Wherever applicable and affordable, SPECT/CT might become a routine preoperative imaging solution in the context of SNB for OSCC. As technical developments in SPECT/CT are ongoing [28] and high-resolution multislice CT scanners and the use of intravenous contrast will be integrated in SPECT/CT systems, even further improved spatial resolution of CT images and a better delineation of tumor adjacent structures are available. Together with the use of novel portable gamma-camera systems tested recently [29], possibly the future will provide an integrated system that combines fused imaging with an intraoperative hand-held gamma-camera enabling three-dimensional visualization [30]. Apart from imaging development, new tracers may be integrated in the process of more accurate detection of the sentinel lymph nodes.

8. Conclusions

The technique of SNB offers a reliable, safe, and individual treatment plan for each patient’s unique lymphatic drainage pattern causing low morbidity. The use of this successful technique allows the surgeon to select patients for elective neck dissection of the N0-neck.
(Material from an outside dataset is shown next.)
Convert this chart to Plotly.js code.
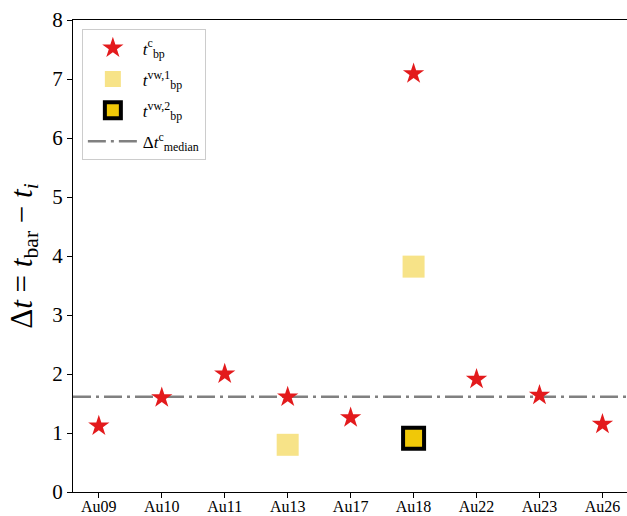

The use of preoperative planar lymphoscintigraphy and an intraoperative hand-held gamma probe results in excellent sentinel node-detection rates. SPECT/CT allows the surgeon for better topographical orientation and delineation of SLNs against surrounding structures, for example, muscles, vessels, and bones. Additionally, the surgical time may be reduced with regard to better spatial resolution. SPECT/CT has the potential to detect more SLNs, which might harbour occult disease, than lymphoscintigraphy alone. Therefore, we recommend using SPECT/CT routinely, although SPECT/CT is not indispensable for successful SNB.